CULTURE

A prime example of when not to bring up the subject of the Parthenon Marbles

The scene is Brussels, at the summit meeting. Greek Prime Minister Costas Simitis approaches and shakes hands with leaders and foreign ministers. He sees British Premier Tony Blair approaching, holding his tea in is left hand. «Hi Costas,» says Blair and stops. Simitis has something to say to him, there and then, as a colleague. «I’d like your opinion on the return of the Parthenon Marbles. There’s been a lot of publicity on the subject but your personal view would be a great help. We’ve got elections next year, you know.» Astonished, and with an embarrassed smile, Blair listens.
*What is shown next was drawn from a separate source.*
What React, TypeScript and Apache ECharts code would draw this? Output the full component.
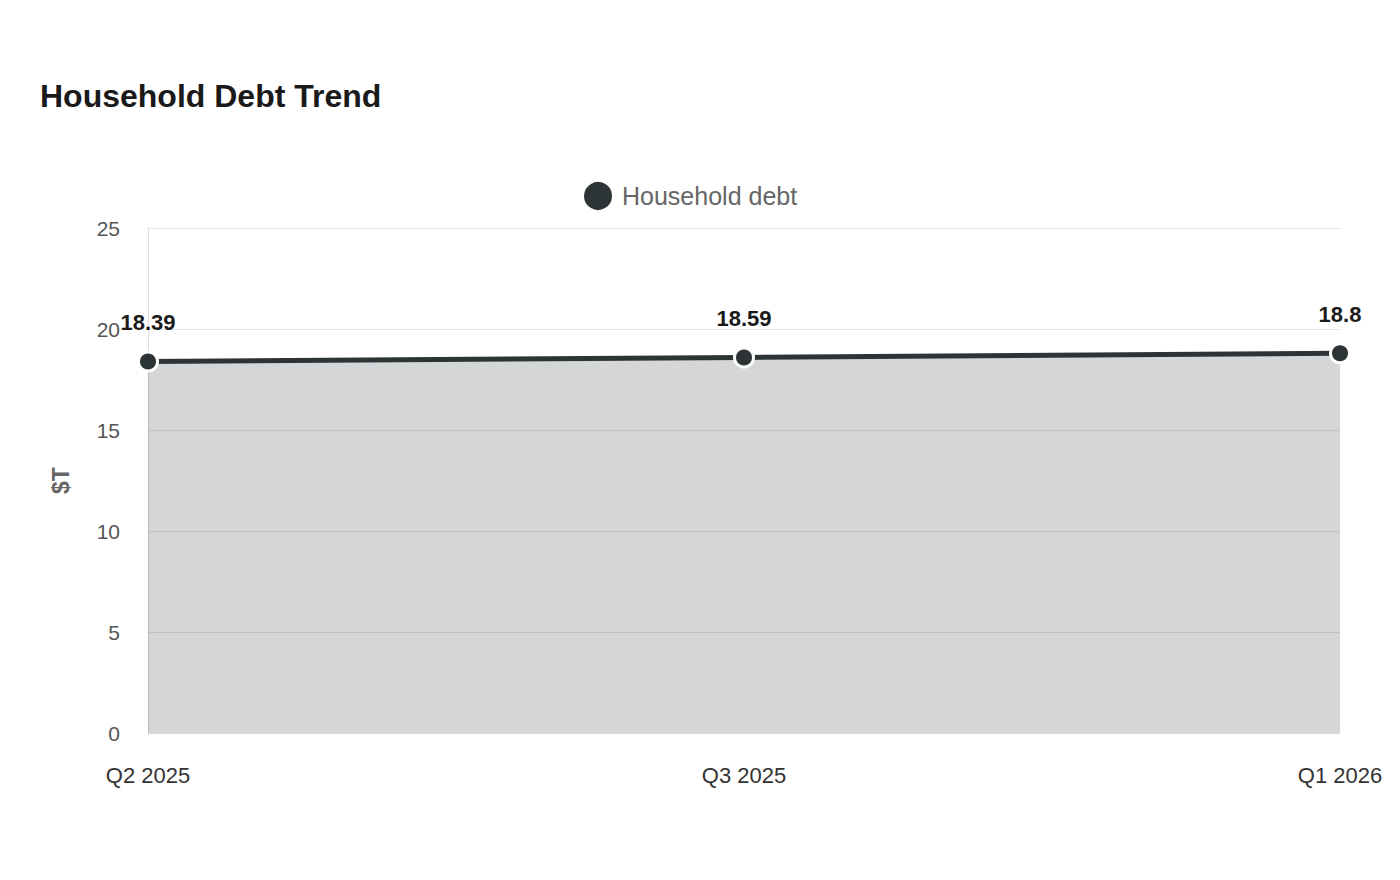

Seeing them, a congressional staff member approaches. «Think about it and let me know,» says Simitis, and Blair moves off. In Athens, a storm breaks out because the scene and the conversation have been recorded by an EBU television crew and are being shown repeatedly. «The return of the Marbles in the pre-election balance,» warns a New Democracy spokesman in Athens. At a press conference in Brussels, Simitis tries to set matters to rights: «Let’s get the Marbles back for the Olympic Games, because after May there won’t be time.» But Blair’s teacup had the answer: To give or not to give his counterpart what he needed. Not even the most fanatical supporter of the return of the Marbles could imagine that a matter of national importance and a global issue – since the Marbles are part of world heritage – could be settled in a confidential chat.